▶ _Written task_: Please output every line of the material as it stands, without the pictures.

*-*-*

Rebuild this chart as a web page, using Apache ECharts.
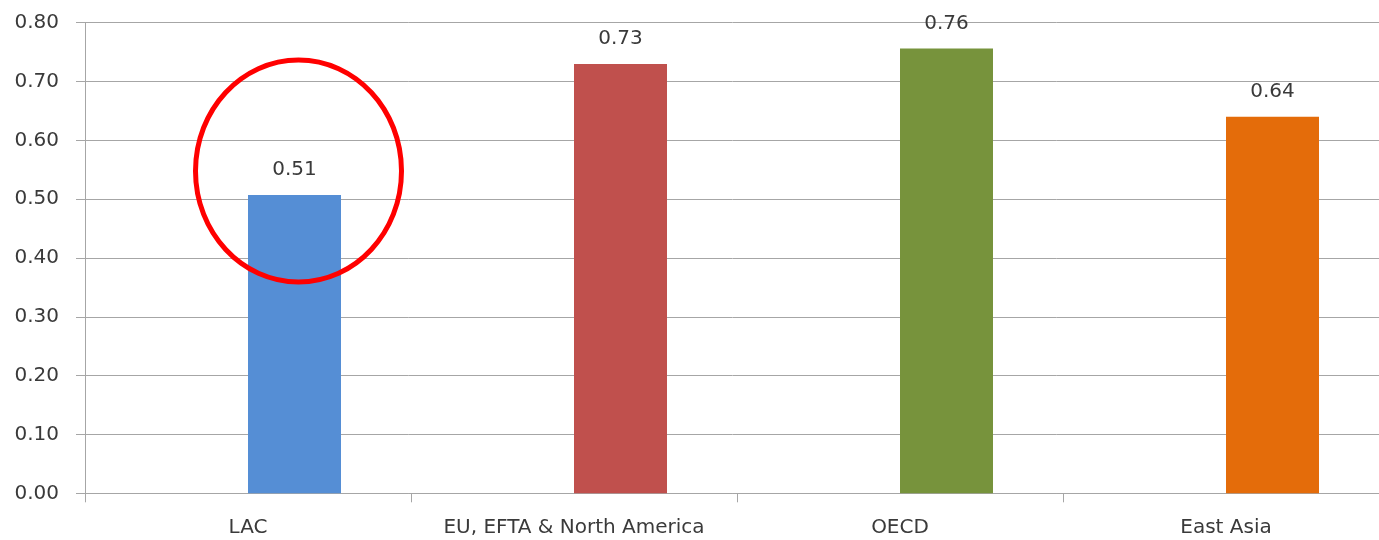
<!DOCTYPE html>
<html>
<head>
<meta charset="utf-8">
<script src="https://cdn.jsdelivr.net/npm/echarts@6/dist/echarts.min.js"></script>
<style>
html,body{margin:0;padding:0;background:#fff;}
#chart{width:1379px;height:540px;}
</style>
</head>
<body>
<div id="chart"></div>
<script>
const categories = ['LAC', 'EU, EFTA & North America', 'OECD', 'East Asia'];
const values = [0.507, 0.73, 0.756, 0.64];
const barColors = ['#558ED5', '#C0504D', '#77933C', '#E46C0A'];
const yTicks = { min: 0, max: 0.8, interval: 0.1 };
const highlightCategory = 'LAC';
const highlightCenterValue = 0.548;

const FONT = 'DejaVu Sans';
const chart = echarts.init(document.getElementById('chart'));
const option = {
  animation: false,
  backgroundColor: '#fff',
  grid: { left: 85, top: 22.7, bottom: 46.7, width: 1304, containLabel: false, outerBoundsMode: 'none' },
  xAxis: {
    type: 'category',
    data: categories,
    boundaryGap: true,
    axisLine: { show: true, lineStyle: { color: '#A6A6A6', width: 1 } },
    axisTick: { show: true, length: 9, lineStyle: { color: '#A6A6A6' } },
    axisLabel: { color: '#3a3a3a', fontFamily: FONT, fontSize: 20, margin: 24, interval: 0 },
    splitLine: { show: false }
  },
  yAxis: {
    type: 'value',
    min: yTicks.min, max: yTicks.max, interval: yTicks.interval,
    axisLine: { show: true, lineStyle: { color: '#A6A6A6', width: 1 } },
    axisTick: { show: true, length: 9, lineStyle: { color: '#A6A6A6' } },
    axisLabel: { color: '#3a3a3a', fontFamily: FONT, fontSize: 20, margin: 26,
      formatter: v => v.toFixed(2) },
    splitLine: { show: true, lineStyle: { color: '#A6A6A6', width: 1 } }
  },
  series: [
    { type: 'bar', data: categories.map(() => null), barWidth: 93, barGap: '0%', silent: true },
    {
      type: 'bar',
      barWidth: 93, barGap: '0%',
      data: values.map((v, i) => ({ value: v, itemStyle: { color: barColors[i] } })),
      label: {
        show: true, position: 'top', distance: 15,
        color: '#3a3a3a', fontFamily: FONT, fontSize: 20,
        formatter: p => p.value.toFixed(2)
      }
    }
  ]
};
chart.setOption(option);

// Red annotation ellipse around the highlighted bar
const ci = categories.indexOf(highlightCategory);
const center = chart.convertToPixel({ gridIndex: 0 }, [ci, highlightCenterValue]);
chart.setOption({
  graphic: [{
    type: 'ellipse',
    shape: { cx: center[0] + 93 / 2 + 4, cy: center[1], rx: 103, ry: 111 },
    style: { fill: 'none', stroke: '#FF0000', lineWidth: 5 },
    z: 100
  }]
});
</script>
</body>
</html>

*-*-*

▶ _Task output_:
Rebuild this chart as a web page, using Apache ECharts.
<!DOCTYPE html>
<html>
<head>
<meta charset="utf-8">
<script src="https://cdn.jsdelivr.net/npm/echarts@6/dist/echarts.min.js"></script>
<style>
html,body{margin:0;padding:0;background:#fff;}
#chart{width:1379px;height:540px;}
</style>
</head>
<body>
<div id="chart"></div>
<script>
const categories = ['LAC', 'EU, EFTA & North America', 'OECD', 'East Asia'];
const values = [0.507, 0.73, 0.756, 0.64];
const barColors = ['#558ED5', '#C0504D', '#77933C', '#E46C0A'];
const yTicks = { min: 0, max: 0.8, interval: 0.1 };
const highlightCategory = 'LAC';
const highlightCenterValue = 0.548;

const FONT = 'DejaVu Sans';
const chart = echarts.init(document.getElementById('chart'));
const option = {
  animation: false,
  backgroundColor: '#fff',
  grid: { left: 85, top: 22.7, bottom: 46.7, width: 1304, containLabel: false, outerBoundsMode: 'none' },
  xAxis: {
    type: 'category',
    data: categories,
    boundaryGap: true,
    axisLine: { show: true, lineStyle: { color: '#A6A6A6', width: 1 } },
    axisTick: { show: true, length: 9, lineStyle: { color: '#A6A6A6' } },
    axisLabel: { color: '#3a3a3a', fontFamily: FONT, fontSize: 20, margin: 24, interval: 0 },
    splitLine: { show: false }
  },
  yAxis: {
    type: 'value',
    min: yTicks.min, max: yTicks.max, interval: yTicks.interval,
    axisLine: { show: true, lineStyle: { color: '#A6A6A6', width: 1 } },
    axisTick: { show: true, length: 9, lineStyle: { color: '#A6A6A6' } },
    axisLabel: { color: '#3a3a3a', fontFamily: FONT, fontSize: 20, margin: 26,
      formatter: v => v.toFixed(2) },
    splitLine: { show: true, lineStyle: { color: '#A6A6A6', width: 1 } }
  },
  series: [
    { type: 'bar', data: categories.map(() => null), barWidth: 93, barGap: '0%', silent: true },
    {
      type: 'bar',
      barWidth: 93, barGap: '0%',
      data: values.map((v, i) => ({ value: v, itemStyle: { color: barColors[i] } })),
      label: {
        show: true, position: 'top', distance: 15,
        color: '#3a3a3a', fontFamily: FONT, fontSize: 20,
        formatter: p => p.value.toFixed(2)
      }
    }
  ]
};
chart.setOption(option);

// Red annotation ellipse around the highlighted bar
const ci = categories.indexOf(highlightCategory);
const center = chart.convertToPixel({ gridIndex: 0 }, [ci, highlightCenterValue]);
chart.setOption({
  graphic: [{
    type: 'ellipse',
    shape: { cx: center[0] + 93 / 2 + 4, cy: center[1], rx: 103, ry: 111 },
    style: { fill: 'none', stroke: '#FF0000', lineWidth: 5 },
    z: 100
  }]
});
</script>
</body>
</html>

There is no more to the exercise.